-- Task goal --
Copy out every line that contains the word "chart".

== == ==

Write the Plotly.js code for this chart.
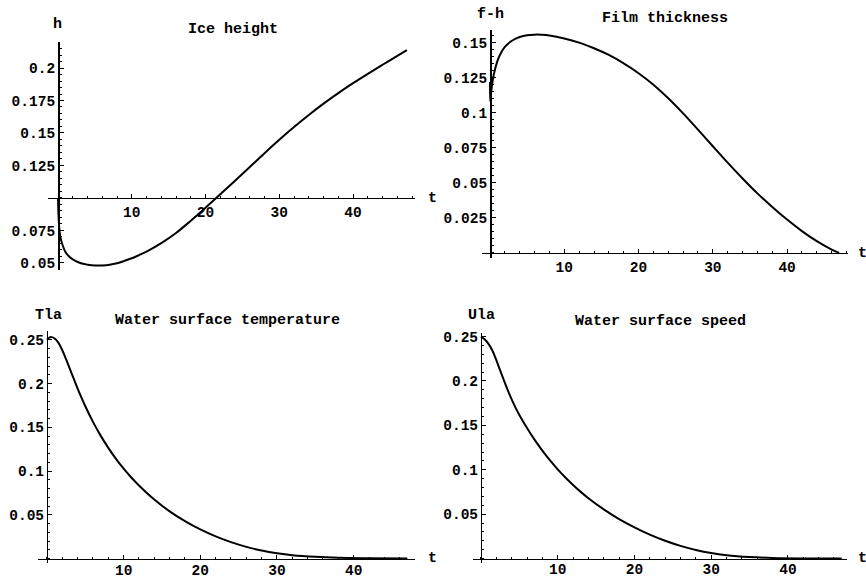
<!DOCTYPE html>
<html>
<head>
<meta charset="utf-8">
<script src="https://cdn.plot.ly/plotly-3.0.1.min.js"></script>
<style>
  html, body { margin: 0; padding: 0; background: #ffffff; }
  #chart { width: 866px; height: 579px; }
</style>
</head>
<body>
<div id="chart"></div>
<script>
// Ice height h(t)
const tIce = [0, 0.05, 0.15, 0.3, 0.6, 1, 1.5, 2, 3, 4, 5, 6, 7, 8, 9, 10, 11, 12, 14, 16, 18, 20, 22, 24, 26, 28, 30, 32, 34, 36, 38, 40, 42, 44, 46, 47.3];
const hIce = [0.1, 0.089, 0.078, 0.0705, 0.064, 0.0585, 0.055, 0.0527, 0.05, 0.0487, 0.048, 0.04815, 0.0487, 0.04985, 0.0516, 0.0536, 0.0561, 0.0588, 0.0653, 0.0731, 0.0825, 0.0925, 0.1028, 0.1133, 0.1239, 0.1345, 0.1448, 0.1546, 0.1639, 0.1726, 0.1807, 0.1883, 0.1955, 0.2025, 0.2093, 0.2137];

// Film thickness f-h
const tFilm = [0, 0.03, 0.1, 0.25, 0.5, 1, 1.5, 2, 3, 4, 5, 6, 7, 8, 10, 12, 14, 16, 18, 20, 22, 24, 26, 28, 30, 32, 34, 36, 38, 40, 42, 44, 46, 47];
const film  = [0.122, 0.108, 0.111, 0.119, 0.127, 0.137, 0.143, 0.147, 0.1515, 0.154, 0.1553, 0.1557, 0.1556, 0.1551, 0.153, 0.15, 0.146, 0.1412, 0.1352, 0.1282, 0.12, 0.1103, 0.0995, 0.0879, 0.0761, 0.0644, 0.0531, 0.0425, 0.0328, 0.0238, 0.0156, 0.0084, 0.0024, 0];

// Water surface temperature Tla
const tTemp = [0, 0.3, 0.6, 1, 1.5, 2, 2.5, 3, 3.5, 4, 4.5, 5, 6, 7, 8, 9, 10, 11, 12, 14, 16, 18, 20, 22, 24, 26, 28, 30, 32, 35, 38, 42, 47];
const temp  = [0.25, 0.2525, 0.253, 0.2515, 0.2465, 0.238, 0.2275, 0.2165, 0.2052, 0.1942, 0.1838, 0.174, 0.1562, 0.1405, 0.1265, 0.114, 0.1028, 0.0927, 0.0836, 0.0675, 0.054, 0.0428, 0.0333, 0.0254, 0.0188, 0.0134, 0.0092, 0.0061, 0.0039, 0.002, 0.001, 0.0005, 0.0002];

// Water surface speed Ula
const tSpeed = [0, 0.5, 1, 1.5, 2, 2.5, 3, 3.5, 4, 4.5, 5, 6, 7, 8, 9, 10, 11, 12, 13, 14, 16, 18, 20, 22, 24, 26, 28, 30, 32, 35, 38, 42, 47];
const speed  = [0.25, 0.2466, 0.2415, 0.234, 0.2235, 0.2118, 0.2005, 0.1895, 0.1792, 0.17, 0.1617, 0.147, 0.1336, 0.1215, 0.1105, 0.1005, 0.0913, 0.0829, 0.0751, 0.068, 0.0554, 0.0445, 0.0352, 0.027, 0.0201, 0.0143, 0.0097, 0.0062, 0.0038, 0.0017, 0.0007, 0.0002, 0.0001];

// Tick labels
const tTicks = [10, 20, 30, 40];
const hTicks = [0.05, 0.075, 0.125, 0.15, 0.175, 0.2];
const hTickText = ['0.05', '0.075', '0.125', '0.15', '0.175', '0.2'];
const filmTicks = [0.025, 0.05, 0.075, 0.1, 0.125, 0.15];
const filmTickText = ['0.025', '0.05', '0.075', '0.1', '0.125', '0.15'];
const surfTicks = [0.05, 0.1, 0.15, 0.2, 0.25];
const surfTickText = ['0.05', '0.1', '0.15', '0.2', '0.25'];

const W = 866, H = 579;
const FONT_FAMILY = 'Liberation Mono, Courier New, monospace';
const tickFont = { family: FONT_FAMILY, size: 14.5, color: '#000', weight: 'bold' };
const labelFont = { family: FONT_FAMILY, size: 15, color: '#000', weight: 'bold' };

// Frame of each panel in pixels (extent of the axis lines), ranges and axis crossing point
const panels = [
  { t: tIce,   v: hIce,  px: [48, 415],  py: [42, 270],  xr: [-1.36, 48.4], yr: [0.0446, 0.22],
    yCross: 0.1, yTicks: hTicks, yText: hTickText, yMinor: 0.005, xStand: 0,
    title: 'Ice height', titlePos: [233, 30], yLabel: 'h', yLabelPos: [57, 24], tLabelPos: [432, 198] },
  { t: tFilm,  v: film,  px: [482, 848], py: [30, 258],  xr: [-1.08, 48.2], yr: [-0.0036, 0.159],
    yCross: 0, yTicks: filmTicks, yText: filmTickText, yMinor: 0.005, xStand: 0,
    title: 'Film thickness', titlePos: [665, 18], yLabel: 'f-h', yLabelPos: [490, 14], tLabelPos: [862, 253] },
  { t: tTemp,  v: temp,  px: [38, 415],  py: [331, 563], xr: [-1.17, 48.0], yr: [-0.005, 0.26],
    yCross: 0, yTicks: surfTicks, yText: surfTickText, yMinor: 0.01, xStand: -3,
    title: 'Water surface temperature', titlePos: [227, 320], yLabel: 'Tla', yLabelPos: [48, 315], tLabelPos: [432, 558] },
  { t: tSpeed, v: speed, px: [473, 847], py: [333, 563], xr: [-1.04, 47.7], yr: [-0.005, 0.254],
    yCross: 0, yTicks: surfTicks, yText: surfTickText, yMinor: 0.01, xStand: -3,
    title: 'Water surface speed', titlePos: [660, 321], yLabel: 'Ula', yLabelPos: [481, 315], tLabelPos: [862, 558] }
];

const data = [];
const layout = {
  width: W, height: H,
  margin: { l: 0, r: 0, t: 0, b: 0, pad: 0 },
  paper_bgcolor: '#ffffff', plot_bgcolor: 'rgba(0,0,0,0)',
  showlegend: false,
  annotations: []
};

function ann(text, pos, font, xanchor) {
  return {
    text: text, xref: 'paper', yref: 'paper',
    x: pos[0] / W, y: 1 - pos[1] / H,
    xanchor: xanchor || 'center', yanchor: 'middle',
    showarrow: false, font: font
  };
}

panels.forEach((p, i) => {
  const n = i === 0 ? '' : String(i + 1);
  const xd = [p.px[0] / W, p.px[1] / W];
  const yd = [1 - p.py[1] / H, 1 - p.py[0] / H];
  // paper positions where the axes cross: t = 0 and y = yCross
  const xPos = yd[0] + (p.yCross - p.yr[0]) / (p.yr[1] - p.yr[0]) * (yd[1] - yd[0]);
  const yPos = xd[0] + (0 - p.xr[0]) / (p.xr[1] - p.xr[0]) * (xd[1] - xd[0]);

  data.push({
    x: p.t, y: p.v, xaxis: 'x' + n, yaxis: 'y' + n,
    type: 'scatter', mode: 'lines',
    line: { color: '#000', width: 2, shape: 'spline', smoothing: 1 },
    hoverinfo: 'skip'
  });

  layout['xaxis' + n] = {
    domain: xd, range: p.xr, anchor: 'free', position: xPos,
    showline: true, linecolor: '#000', linewidth: 1.5,
    showgrid: false, zeroline: false,
    tickmode: 'array', tickvals: tTicks, ticktext: tTicks.map(String),
    ticks: 'inside', ticklen: 4, tickwidth: 1, tickcolor: '#000',
    ticklabelstandoff: p.xStand,
    minor: { tickmode: 'linear', tick0: 0, dtick: 2, ticks: 'inside', ticklen: 2, tickwidth: 1, tickcolor: '#000' },
    tickfont: tickFont, fixedrange: true
  };
  layout['yaxis' + n] = {
    domain: yd, range: p.yr, anchor: 'free', position: yPos,
    showline: true, linecolor: '#000', linewidth: 1.5,
    showgrid: false, zeroline: false,
    tickmode: 'array', tickvals: p.yTicks, ticktext: p.yText,
    ticks: 'inside', ticklen: 4, tickwidth: 1, tickcolor: '#000',
    minor: { tickmode: 'linear', tick0: 0, dtick: p.yMinor, ticks: 'inside', ticklen: 2, tickwidth: 1, tickcolor: '#000' },
    tickfont: tickFont, fixedrange: true
  };

  layout.annotations.push(ann(p.title, p.titlePos, labelFont));
  layout.annotations.push(ann(p.yLabel, p.yLabelPos, labelFont));
  layout.annotations.push(ann('t', p.tLabelPos, labelFont));
});

Plotly.newPlot('chart', data, layout, { staticPlot: true, displayModeBar: false });
</script>
</body>
</html>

== == ==

-- Complete answer --
Write the Plotly.js code for this chart.
  #chart { width: 866px; height: 579px; }
<div id="chart"></div>
Plotly.newPlot('chart', data, layout, { staticPlot: true, displayModeBar: false });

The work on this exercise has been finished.